Recommendations: The government should ensure

  • Carbon price mechanisms are operational at an early stage
  • Green steel procurement policies create domestic demand
  • Shared infrastructure hubs reduce capital costs for small- and medium-sized enterprises
Such measures would accelerate adoption, reduce investment risk, and establish India as a leader in sustainable steel production.

Tata Steel: Piloted hydrogen injection in blast furnaces, implemented large-scale renewable energy power purchase agreements, and explored carbon capture technologies.
JSW Steel and JSPL: Exploring integration of green hydrogen for low-carbon production.
SAIL: Modernising traditional blast furnaces and investigating low-carbon production methods.
Significance: These examples demonstrate that corporate leadership and strategic investment are crucial for achieving near-zero carbon steel. They also show that policy signals, technological innovation, and corporate governance must work in tandem to drive sector-wide transformation.

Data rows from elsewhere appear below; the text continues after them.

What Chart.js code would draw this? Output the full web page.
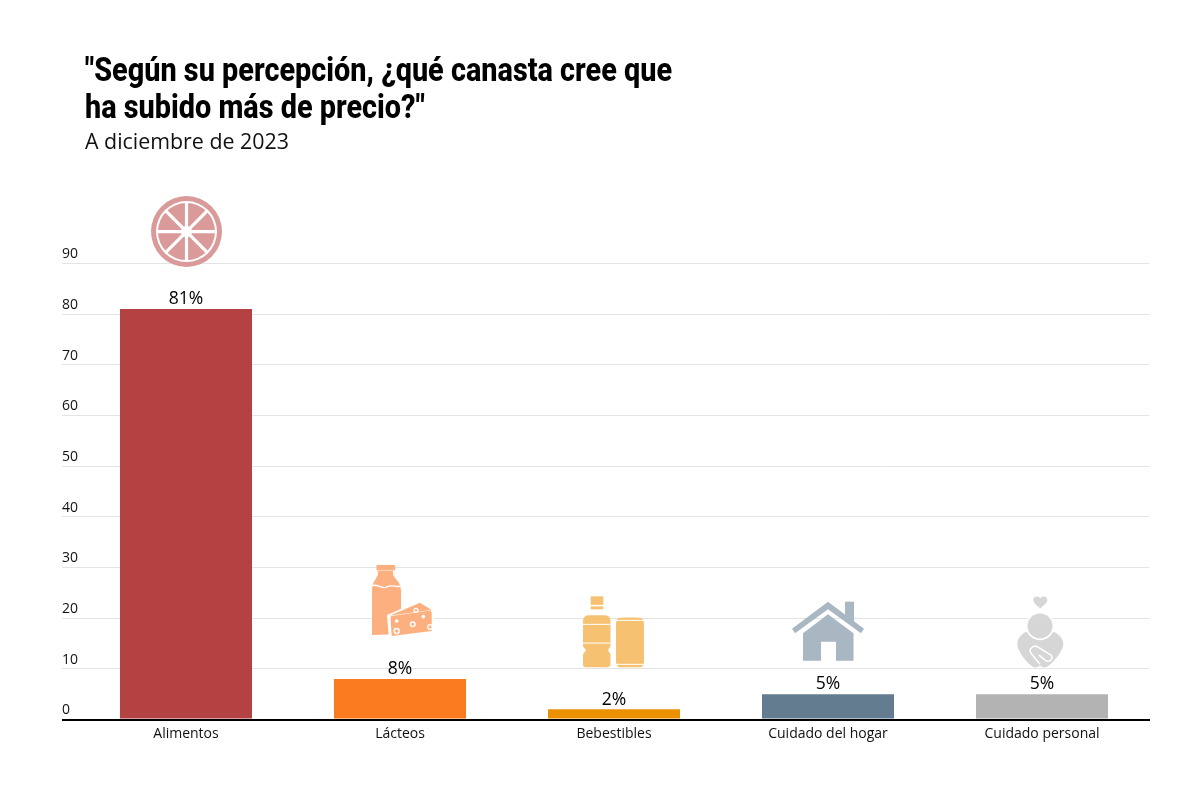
<!DOCTYPE html>
<html>
<head>
<meta charset="utf-8">
<title>Canastas</title>
<script src="https://cdn.jsdelivr.net/npm/chart.js@4"></script>
<style>
    body { margin: 0; background: #fff; width: 1200px; height: 800px; overflow: hidden; position: relative; }
    #chart { position: absolute; left: 0; top: 0; }
    h1 { position: absolute; left: 85px; top: 51px; margin: 0; font: 800 34px/37px Roboto, sans-serif; color: #000; white-space: nowrap; transform: scaleX(0.848); transform-origin: left top; }
    h2 { position: absolute; left: 85px; top: 126px; margin: 0; font: normal 21.4px/30px "Open Sans", sans-serif; color: #111; white-space: nowrap; }
</style>
</head>
<body>
<canvas id="chart" width="1200" height="800"></canvas>
<h1>"Según su percepción, ¿qué canasta cree que<br>ha subido más de precio?"</h1>
<h2>A diciembre de 2023</h2>
<script>
const categories = ['Alimentos', 'Lácteos', 'Bebestibles', 'Cuidado del hogar', 'Cuidado personal'];
const values = [81, 8, 2, 5, 5];
const barColors = ['#B54242', '#F97A1F', '#EB9100', '#637C90', '#B3B3B3'];
const iconColors = ['#DA9A9A', '#FDB07F', '#F6C272', '#A9B7C2', '#D6D6D6'];
const iconNames = ['citrus', 'dairy', 'drinks', 'house', 'person'];
const tickFont = { family: '"Open Sans", sans-serif', size: 14 };

// icons are drawn around (0,0)
const icons = {
    citrus(ctx, color) {
        ctx.translate(0.5, 0.5);
        ctx.fillStyle = color;
        ctx.beginPath();
        ctx.arc(0, 0, 35.5, 0, Math.PI * 2);
        ctx.fill();
        ctx.fillStyle = '#fff';
        ctx.beginPath();
        ctx.arc(0, 0, 30.5, 0, Math.PI * 2);
        ctx.fill();
        ctx.fillStyle = color;
        ctx.beginPath();
        ctx.arc(0, 0, 28.5, 0, Math.PI * 2);
        ctx.fill();
        ctx.strokeStyle = '#fff';
        ctx.lineWidth = 3.2;
        for (let i = 0; i < 4; i++) {
            const a = i * Math.PI / 4;
            ctx.beginPath();
            ctx.moveTo(-30 * Math.cos(a), -30 * Math.sin(a));
            ctx.lineTo(30 * Math.cos(a), 30 * Math.sin(a));
            ctx.stroke();
        }
        ctx.fillStyle = '#fff';
        ctx.beginPath();
        ctx.arc(0, 0, 5.5, 0, Math.PI * 2);
        ctx.fill();
    },
    dairy(ctx, color) {
        ctx.fillStyle = color;
        ctx.fillRect(-23.5, -34, 18.5, 5.5);
        ctx.fill(new Path2D('M-22 -28 H-7 V-25 C-6 -20 1 -18 1 -8 V35 L-28 36 V-8 C-28 -18 -23 -20 -22 -25 Z'));
        ctx.strokeStyle = '#fff';
        ctx.lineWidth = 1.4;
        ctx.stroke(new Path2D('M-28 -13 C-23 -16 -18 -9 -13 -12 C-8 -15 -4 -11 1 -13'));
        ctx.fillStyle = '#fff';
        ctx.fill(new Path2D('M-13 16 L20 1.5 L34 11 V34 L-11 40 Z'));
        ctx.fillStyle = color;
        ctx.fill(new Path2D('M-10 16.5 L20 3.7 L31.7 11 Z'));
        ctx.fill(new Path2D('M-9.5 19 L31.7 13 V32 L-8.3 37 Z'));
        ctx.fill(new Path2D('M-9 17 L31 11.5 V13.5 L-9 19.5 Z'));
        [[-3.3, 32, 3.2], [12.7, 25.3, 3], [30, 28, 3], [16, 11.3, 2.6]].forEach(h => {
            ctx.fillStyle = '#fff';
            ctx.beginPath();
            ctx.arc(h[0], h[1], h[2], 0, Math.PI * 2);
            ctx.fill();
            ctx.fillStyle = color;
            ctx.beginPath();
            ctx.arc(h[0], h[1], h[2] - 1.4, 0, Math.PI * 2);
            ctx.fill();
        });
        ctx.fillStyle = '#fff';
        [[-3.3, 22, 1.8], [23.3, 17.7, 1.8]].forEach(h => {
            ctx.beginPath();
            ctx.arc(h[0], h[1], h[2], 0, Math.PI * 2);
            ctx.fill();
        });
    },
    drinks(ctx, color) {
        ctx.fillStyle = color;
        ctx.fillRect(-23.3, -35, 12.6, 8.5);
        ctx.fillRect(-23.3, -25, 12.6, 3);
        ctx.fill(new Path2D('M-26 -16 H-9 C-5 -16 -3.5 -13 -3.5 -10 V15 L-6 19 L-3.5 23 V33 C-3.5 35 -5 36 -7 36 H-28 C-30 36 -31 35 -31 33 V23 L-28 19 L-31 15 V-10 C-31 -13 -29 -16 -26 -16 Z'));
        ctx.fill(new Path2D('M4 -13 C5 -14 27 -14 28 -13 C30 -11 30 -8 30 -5 V30 C30 33 29 35 27 36 H5 C3 35 2 33 2 30 V-5 C2 -8 2 -11 4 -13 Z'));
        ctx.strokeStyle = '#fff';
        ctx.lineWidth = 1;
        ctx.stroke(new Path2D('M-31 -7 H-3.5 M-31 11.7 H-3.5 M2 -11 H30 M2 33 H30'));
    },
    house(ctx, color) {
        ctx.fillStyle = color;
        ctx.fillRect(17, -29.5, 9, 20);
        ctx.fill(new Path2D('M0 -29.5 L36 -2.5 L33 2 L0 -22 L-33 2 L-36 -2.5 Z'));
        ctx.fill(new Path2D('M0 -17 L25.5 2 V29.5 H8 V10.5 H-7 V29.5 H-25 V2 Z'));
    },
    person(ctx, color) {
        ctx.fillStyle = color;
        ctx.fill(new Path2D('M-1.7 -22.7 C-5 -26 -8.7 -28 -8.7 -31.5 C-8.7 -35 -4 -36 -1.7 -33 C0.6 -36 5.3 -35 5.3 -31.5 C5.3 -28 1.6 -26 -1.7 -22.7 Z'));
        ctx.fill(new Path2D('M-17 1 C-22 4 -24.7 8 -24.7 13 C-24.7 20 -14 33 -9 35.5 C-6 37 -4 36 -2 34 C0 36 2 37 5 35.5 C10 33 21.3 20 21.3 13 C21.3 8 18 4 13 1 Z'));
        ctx.fillStyle = '#fff';
        ctx.beginPath();
        ctx.arc(-2, -5.2, 14.2, 0, Math.PI * 2);
        ctx.fill();
        ctx.fillStyle = color;
        ctx.beginPath();
        ctx.arc(-2, -5.2, 12.5, 0, Math.PI * 2);
        ctx.fill();
        ctx.strokeStyle = '#fff';
        ctx.lineWidth = 1.5;
        ctx.stroke(new Path2D('M-2 33 L-11 22 C-14 18 -8 13 -4 16 L9 24 C12 28 7 32 3 29 L-3 24'));
    }
};
// distance from the top of the bar up to the middle of each icon
const iconLift = [78, 80, 78, 63, 63];

const iconsAndLabels = {
    id: 'iconsAndLabels',
    afterDatasetsDraw(chart) {
        const ctx = chart.ctx;
        const meta = chart.getDatasetMeta(0);
        meta.data.forEach((bar, i) => {
            ctx.save();
            ctx.fillStyle = '#000';
            ctx.font = '17.5px "Open Sans", sans-serif';
            ctx.textAlign = 'center';
            ctx.textBaseline = 'bottom';
            ctx.fillText(values[i] + '%', bar.x, bar.y - 1);
            ctx.translate(bar.x, bar.y - iconLift[i]);
            icons[iconNames[i]](ctx, iconColors[i]);
            ctx.restore();
        });
    }
};

new Chart(document.getElementById('chart').getContext('2d'), {
    type: 'bar',
    data: {
        labels: categories,
        datasets: [{
            data: values,
            backgroundColor: barColors,
            categoryPercentage: 1,
            barPercentage: 0.617,
            clip: false
        }]
    },
    options: {
        responsive: false,
        animation: false,
        devicePixelRatio: 1,
        layout: { padding: { left: 62, right: 51, top: 212.8, bottom: 50.5 } },
        plugins: { legend: { display: false }, tooltip: { enabled: false } },
        scales: {
            x: {
                grid: { display: false, drawTicks: false },
                border: { color: '#000', width: 2, z: 1 },
                ticks: { color: '#111', font: tickFont, padding: 6, maxRotation: 0 },
                afterFit(scale) { scale.height = 30; }
            },
            y: {
                min: 0,
                max: 100,
                afterFit(scale) { scale.width = 17; },
                border: { display: false },
                grid: {
                    tickLength: 17,
                    color: ctx => ctx.tick.value === 100 ? 'rgba(0,0,0,0)' : ctx.tick.value === 0 ? '#000' : '#E4E4E4',
                    lineWidth: ctx => ctx.tick.value === 0 ? 2 : 1
                },
                ticks: {
                    stepSize: 10,
                    color: '#111',
                    font: tickFont,
                    crossAlign: 'far',
                    labelOffset: -9,
                    padding: 0,
                    callback: value => value === 100 ? '' : value
                }
            }
        }
    },
    plugins: [iconsAndLabels]
});
</script>
</body>
</html>
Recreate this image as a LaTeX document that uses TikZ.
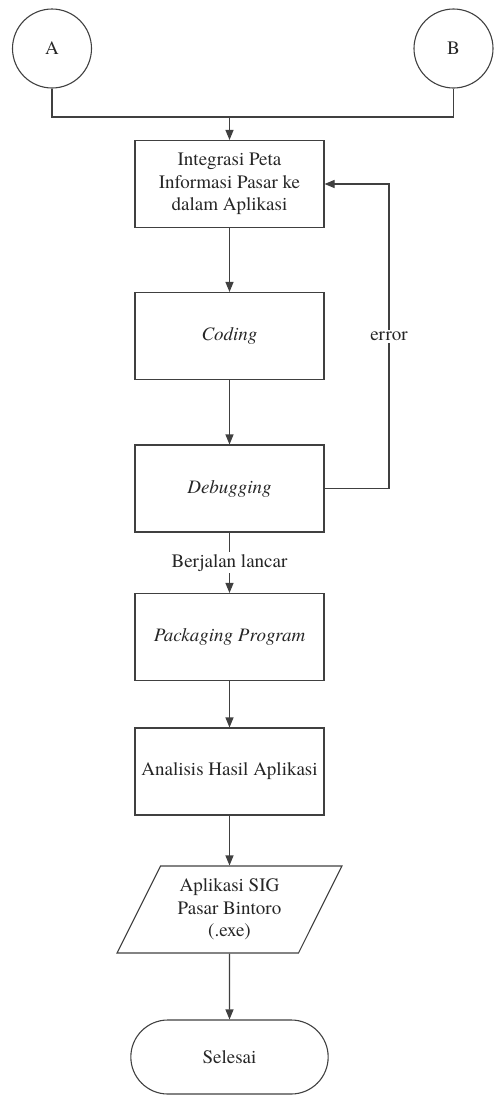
\documentclass[tikz,border=0pt]{standalone}
\usepackage{fontspec}
\setmainfont{texgyretermes-regular.otf}[ItalicFont=texgyretermes-italic.otf]
\usetikzlibrary{shapes.geometric,shapes.misc,arrows.meta}
\begin{document}
\begin{tikzpicture}[x=1pt,y=-1pt,
  every node/.style={font=\rmfamily\fontsize{19}{22.5}\selectfont, text=black!85},
  line/.style={draw=black!75, line width=1.1pt},
  arr/.style={line, -{Triangle[length=10pt,width=8pt]}},
  procbox/.style={line, rectangle, minimum width=189pt, minimum height=87pt, align=center, inner sep=2pt},
  conn/.style={line, circle, minimum size=79pt, inner sep=0pt},
  iobox/.style={line, trapezium, trapezium left angle=62, trapezium right angle=118, trapezium stretches=true, minimum width=225pt, minimum height=87pt, align=center, inner sep=0pt},
  term/.style={line, rounded rectangle, minimum width=204pt, minimum height=74pt},
  lbl/.style={fill=white, inner sep=2pt}]
\useasboundingbox (0,0) rectangle (493,1095);
\node[conn] (A) at (52,48.5) {A};
\node[conn] (B) at (453.5,48.5) {B};
\node[procbox] (int) at (229.5,184) {Integrasi Peta\\Informasi Pasar ke\\dalam Aplikasi};
\node[procbox] (cod) at (229.5,336) {\itshape Coding};
\node[procbox] (dbg) at (229.5,488.5) {\itshape Debugging};
\node[procbox] (pkg) at (229.5,637) {\itshape Packaging Program};
\node[procbox] (ana) at (229.5,771.5) {Analisis Hasil Aplikasi};
\node[iobox] (out) at (229.5,909.5) {Aplikasi SIG\\Pasar Bintoro\\(.exe)};
\node[term] (end) at (229.5,1057) {Selesai};
\coordinate (j) at (229.5,117);
\coordinate (fb) at (389,488.5);
\draw[line] (A.south) |- (j) -| (B.south);
\draw[arr] (j) -- (int.north);
\draw[arr] (int) -- (cod);
\draw[arr] (cod) -- (dbg);
\draw[arr] (dbg.east) -- (fb) |- node[lbl, pos=0.25] {error} (int.east);
\draw[arr] (dbg) -- node[lbl, pos=0.5] {Berjalan lancar} (pkg);
\draw[arr] (pkg) -- (ana);
\draw[arr] (ana) -- (out);
\draw[arr] (out) -- (end);
\end{tikzpicture}
\end{document}
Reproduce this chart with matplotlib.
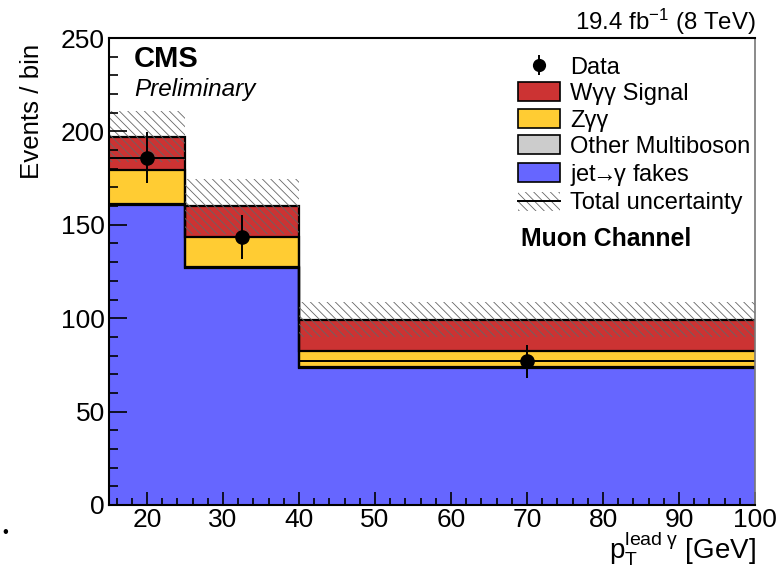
import numpy as np
import matplotlib
matplotlib.use("Agg")
import matplotlib.pyplot as plt
from matplotlib.patches import Patch
from matplotlib.lines import Line2D
from matplotlib.ticker import MultipleLocator

plt.rcParams["font.family"] = ["Liberation Sans", "DejaVu Sans"]
plt.rcParams["mathtext.fontset"] = "custom"
plt.rcParams["mathtext.rm"] = "Liberation Sans"
plt.rcParams["mathtext.it"] = "Liberation Sans:italic"
plt.rcParams["mathtext.bf"] = "Liberation Sans:bold"
plt.rcParams["hatch.linewidth"] = 0.6

# Binning in leading-photon pT [GeV]
bin_edges = [15, 25, 40, 100]

# Stacked background / signal predictions (events per bin)
jet_fakes = [160.5, 127.0, 73.5]
other_multiboson = [0.5, 0.5, 0.3]
z_gg = [18.6, 15.8, 8.4]
w_gg_signal = [17.6, 16.5, 16.9]
total_unc = [13.7, 14.6, 9.4]

# Observed data
data_counts = [186.0, 143.5, 77.0]
data_err = [13.6, 12.0, 8.8]

col_fakes = "#6666ff"
col_other = "#cccccc"
col_zgg = "#ffcc33"
col_wgg = "#cc3333"
col_hatch = "#666666"
HATCH = "\\\\\\\\"

fig = plt.figure(figsize=(7.82, 5.68), dpi=100)
ax = fig.add_axes([109 / 782, 1 - 505 / 568, 646 / 782, 467 / 568])
ax.set_axisbelow(False)

edges = np.array(bin_edges, dtype=float)
layers = [
    (np.array(jet_fakes), col_fakes),
    (np.array(other_multiboson), col_other),
    (np.array(z_gg), col_zgg),
    (np.array(w_gg_signal), col_wgg),
]

base = np.zeros(len(jet_fakes))
tops = []
for vals, col in layers:
    top = base + vals
    ax.stairs(top, edges, baseline=base, fill=True, facecolor=col,
              edgecolor="none", lw=0, zorder=1)
    tops.append(top)
    base = top

for top in tops:
    ax.stairs(top, edges, baseline=None, fill=False, color="black",
              lw=1.6, zorder=1.5)

# Total uncertainty band around the summed prediction
total = tops[-1]
unc = np.array(total_unc)
ax.stairs(total + unc, edges, baseline=total - unc, fill=True,
          facecolor="none", edgecolor=col_hatch, hatch=HATCH, lw=0,
          zorder=2)

# Data with bin-width horizontal bars
centers = 0.5 * (edges[:-1] + edges[1:])
half_w = 0.5 * np.diff(edges)
ax.errorbar(centers, data_counts, yerr=data_err, xerr=half_w, fmt="o",
            color="black", ms=9.5, elinewidth=1.4, capsize=0, zorder=6)

ax.set_xlim(15, 100)
ax.set_ylim(0, 250)
ax.xaxis.set_major_locator(MultipleLocator(10))
ax.xaxis.set_minor_locator(MultipleLocator(2))
ax.yaxis.set_major_locator(MultipleLocator(50))
ax.yaxis.set_minor_locator(MultipleLocator(10))
ax.tick_params(axis="both", which="both", direction="in", labelsize=19,
               width=1.2, color="black")
ax.tick_params(axis="y", which="major", length=13, pad=3)
ax.tick_params(axis="y", which="minor", length=6.5)
ax.tick_params(axis="x", which="major", length=9.5, pad=2.5)
ax.tick_params(axis="x", which="minor", length=5)
for side in ("left", "bottom", "top"):
    ax.spines[side].set_linewidth(1.5)
    ax.spines[side].set_color("black")
ax.spines["right"].set_linewidth(1.2)
ax.spines["right"].set_color("#777777")
for sp in ax.spines.values():
    sp.set_zorder(7)

# Axis titles
fig.text(32 / 782, 1 - 44 / 568, "Events / bin", rotation=90, ha="center",
         va="top", fontsize=18.6)
fig.text(756 / 782, 1 - 559 / 568,
         r"$\mathrm{p}_{\mathrm{T}}^{\mathrm{lead\ γ}}$ [GeV]",
         ha="right", va="baseline", fontsize=20)

# Labels on the frame
fig.text(756 / 782, 1 - 30 / 568, r"19.4 fb$^{\mathrm{-1}}$ (8 TeV)",
         ha="right", va="baseline", fontsize=17.3)
fig.text(134 / 782, 1 - 45 / 568, "CMS", ha="left", va="top",
         fontsize=21, fontweight="bold")
fig.text(134 / 782, 1 - 78 / 568, "Preliminary", ha="left", va="top",
         fontsize=17.5, fontstyle="italic")
fig.text(521 / 782, 1 - 227 / 568, "Muon Channel", ha="left", va="top",
         fontsize=17.8, fontweight="bold")

# Legend
h_data = (Line2D([], [], color="black", marker="|", ms=15, mew=1.4, lw=0),
          Line2D([], [], color="black", marker="o", ms=8.5, lw=0))
h_wgg = Patch(facecolor=col_wgg, edgecolor="black", lw=1.2)
h_zgg = Patch(facecolor=col_zgg, edgecolor="black", lw=1.2)
h_oth = Patch(facecolor=col_other, edgecolor="black", lw=1.2)
h_fak = Patch(facecolor=col_fakes, edgecolor="black", lw=1.2)
h_unc = (Patch(facecolor="white", edgecolor=col_hatch, hatch=HATCH, lw=0),
         Line2D([], [], color="black", lw=1.4))
leg = ax.legend(
    [h_data, h_wgg, h_zgg, h_oth, h_fak, h_unc],
    ["Data", "Wγγ Signal", "Zγγ", "Other Multiboson",
     r"jet$\!\!\rightarrow\!\!$γ fakes", "Total uncertainty"],
    loc="upper left",
    bbox_to_anchor=((518 - 109) / 646, (505 - 56) / 467),
    frameon=False, fontsize=17, borderpad=0, borderaxespad=0,
    handlelength=1.78, handleheight=0.85, handletextpad=0.42,
    labelspacing=0.165,
)
leg.set_zorder(8)

# Slide bullet below the figure
fig.text(2 / 782, 1 - 533 / 568, "\u2022", ha="left", va="center",
         fontsize=12)

fig.savefig("out.png", dpi=100)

Global Market Context: Countries like the EU and China are already transitioning to green steel. The EU’s CBAM penalises high-carbon steel imports, while China invests in scrap-based production and green hydrogen.
Opportunity for India: By moving quickly, India can secure access to premium export markets, attract sustainable investment, and shape international industrial standards. Early adoption of low-carbon technologies also reduces long-term environmental liabilities and enhances energy security.
Policy and Corporate Action: Achieving this requires

  • Robust carbon pricing and fiscal incentives
  • Creation of domestic demand through public procurement of green steel
  • Shared infrastructure for green electricity, hydrogen, and CO2 management
  • Support for SMEs to ensure equitable transition
Coordinated government policy and decisive corporate strategies can enable India to decarbonise steel while achieving economic competitiveness and climate leadership.